#### SET TASK:
Repeat the material below exactly, with no pictures.

#### SUPPLIED DATA:
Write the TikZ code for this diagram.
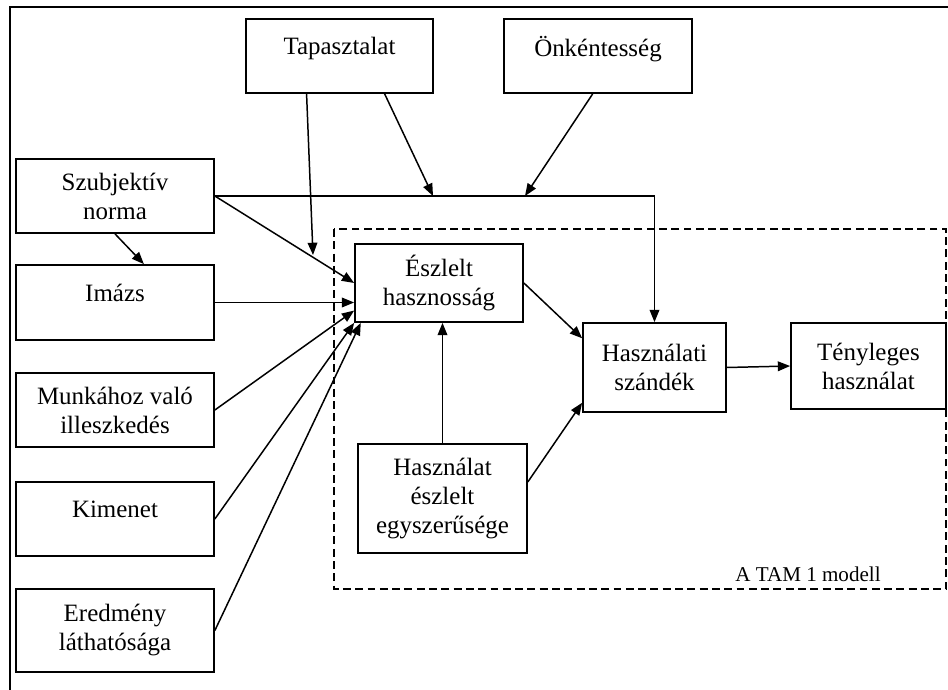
\documentclass[tikz,border=0pt]{standalone}
\usepackage{fontspec}
\setmainfont{Liberation Serif}
\usetikzlibrary{arrows.meta}
\tikzset{
 box/.style={draw,line width=1pt,align=center,inner sep=0pt,font=\fontsize{14.2}{16.5}\selectfont},
 arr/.style={-{Triangle[length=7pt,width=5.5pt]},line width=0.85pt},
 tamframe/.style={line width=0.85pt,dash pattern=on 4.5pt off 2.5pt}
}
\begin{document}
\begin{tikzpicture}[x=0.02cm,y=-0.02cm]
 \useasboundingbox (0,0) rectangle (948,690);
 \draw[line width=1pt] (948,7)--(10,7)--(10,690);
 \draw[tamframe] (334,229) rectangle (946,589);
 \node[font=\fontsize{12}{14}\selectfont] (tamlabel) at (808,574) {A TAM 1 modell};
 \node[box,minimum width=3.74cm,minimum height=1.48cm] (tap) at (339.5,56) {Tapasztalat\\[-10pt] \strut};
 \node[box,minimum width=3.76cm,minimum height=1.48cm] (onk) at (598,56) {Önkéntesség\\[-10pt] \strut};
 \node[box,minimum width=3.96cm,minimum height=1.48cm] (szub) at (115,196) {Szubjektív\\ norma};
 \node[box,minimum width=3.96cm,minimum height=1.5cm] (imazs) at (115,302.5) {Imázs\\[-10pt] \strut};
 \node[box,minimum width=3.96cm,minimum height=1.48cm] (munka) at (115,410) {Munkához való\\ illeszkedés};
 \node[box,minimum width=3.96cm,minimum height=1.48cm] (kimenet) at (115,519) {Kimenet\\[-10pt] \strut};
 \node[box,minimum width=3.96cm,minimum height=1.66cm] (eredmeny) at (115,630.5) {Eredmény\\ láthatósága};
 \node[box,minimum width=3.36cm,minimum height=1.56cm] (eszlelt) at (439,283) {Észlelt\\ hasznosság};
 \node[box,minimum width=2.86cm,minimum height=1.78cm] (szandek) at (654.5,367.5) {Használati\\ szándék};
 \node[box,minimum width=3.1cm,minimum height=1.72cm] (tenyleges) at (868.5,366) {Tényleges\\ használat};
 \node[box,minimum width=3.38cm,minimum height=2.18cm] (egyszer) at (442.5,498.5) {Használat\\ észlelt\\ egyszerűsége};
 \coordinate (j1) at (433,196);
 \coordinate (j2) at (525,196);
 \coordinate (tapend) at (313,255);
 \draw[arr] (szub.east) -| (szandek.north);
 \draw[arr] (tap.-40) -- (j1);
 \draw[arr] (onk.-98) -- (j2);
 \draw[arr] (tap.-131) -- (tapend);
 \draw[arr] (szub.south) -- (imazs.53);
 \draw[arr] (szub.east) -- (eszlelt.west);
 \draw[arr] (imazs.east) -- (imazs.east -| eszlelt.west);
 \draw[arr] (munka.east) -- (eszlelt.198);
 \draw[arr] (kimenet.east) -- (eszlelt.south west);
 \draw[arr] (eredmeny.east) -- (eszlelt.207);
 \draw[arr] (eszlelt.east) -- (szandek.158);
 \draw[arr] (egyszer.north) -- (egyszer.north |- eszlelt.south);
 \draw[arr] (egyszer.11) -- (szandek.206);
 \draw[arr] (szandek.east) -- (tenyleges.west);
\end{tikzpicture}
\end{document}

#### WRITTEN SOLUTION:
Write the TikZ code for this diagram.
\documentclass[tikz,border=0pt]{standalone}
\usepackage{fontspec}
\setmainfont{Liberation Serif}
\usetikzlibrary{arrows.meta}
\tikzset{
 box/.style={draw,line width=1pt,align=center,inner sep=0pt,font=\fontsize{14.2}{16.5}\selectfont},
 arr/.style={-{Triangle[length=7pt,width=5.5pt]},line width=0.85pt},
 tamframe/.style={line width=0.85pt,dash pattern=on 4.5pt off 2.5pt}
}
\begin{document}
\begin{tikzpicture}[x=0.02cm,y=-0.02cm]
 \useasboundingbox (0,0) rectangle (948,690);
 \draw[line width=1pt] (948,7)--(10,7)--(10,690);
 \draw[tamframe] (334,229) rectangle (946,589);
 \node[font=\fontsize{12}{14}\selectfont] (tamlabel) at (808,574) {A TAM 1 modell};
 \node[box,minimum width=3.74cm,minimum height=1.48cm] (tap) at (339.5,56) {Tapasztalat\\[-10pt] \strut};
 \node[box,minimum width=3.76cm,minimum height=1.48cm] (onk) at (598,56) {Önkéntesség\\[-10pt] \strut};
 \node[box,minimum width=3.96cm,minimum height=1.48cm] (szub) at (115,196) {Szubjektív\\ norma};
 \node[box,minimum width=3.96cm,minimum height=1.5cm] (imazs) at (115,302.5) {Imázs\\[-10pt] \strut};
 \node[box,minimum width=3.96cm,minimum height=1.48cm] (munka) at (115,410) {Munkához való\\ illeszkedés};
 \node[box,minimum width=3.96cm,minimum height=1.48cm] (kimenet) at (115,519) {Kimenet\\[-10pt] \strut};
 \node[box,minimum width=3.96cm,minimum height=1.66cm] (eredmeny) at (115,630.5) {Eredmény\\ láthatósága};
 \node[box,minimum width=3.36cm,minimum height=1.56cm] (eszlelt) at (439,283) {Észlelt\\ hasznosság};
 \node[box,minimum width=2.86cm,minimum height=1.78cm] (szandek) at (654.5,367.5) {Használati\\ szándék};
 \node[box,minimum width=3.1cm,minimum height=1.72cm] (tenyleges) at (868.5,366) {Tényleges\\ használat};
 \node[box,minimum width=3.38cm,minimum height=2.18cm] (egyszer) at (442.5,498.5) {Használat\\ észlelt\\ egyszerűsége};
 \coordinate (j1) at (433,196);
 \coordinate (j2) at (525,196);
 \coordinate (tapend) at (313,255);
 \draw[arr] (szub.east) -| (szandek.north);
 \draw[arr] (tap.-40) -- (j1);
 \draw[arr] (onk.-98) -- (j2);
 \draw[arr] (tap.-131) -- (tapend);
 \draw[arr] (szub.south) -- (imazs.53);
 \draw[arr] (szub.east) -- (eszlelt.west);
 \draw[arr] (imazs.east) -- (imazs.east -| eszlelt.west);
 \draw[arr] (munka.east) -- (eszlelt.198);
 \draw[arr] (kimenet.east) -- (eszlelt.south west);
 \draw[arr] (eredmeny.east) -- (eszlelt.207);
 \draw[arr] (eszlelt.east) -- (szandek.158);
 \draw[arr] (egyszer.north) -- (egyszer.north |- eszlelt.south);
 \draw[arr] (egyszer.11) -- (szandek.206);
 \draw[arr] (szandek.east) -- (tenyleges.west);
\end{tikzpicture}
\end{document}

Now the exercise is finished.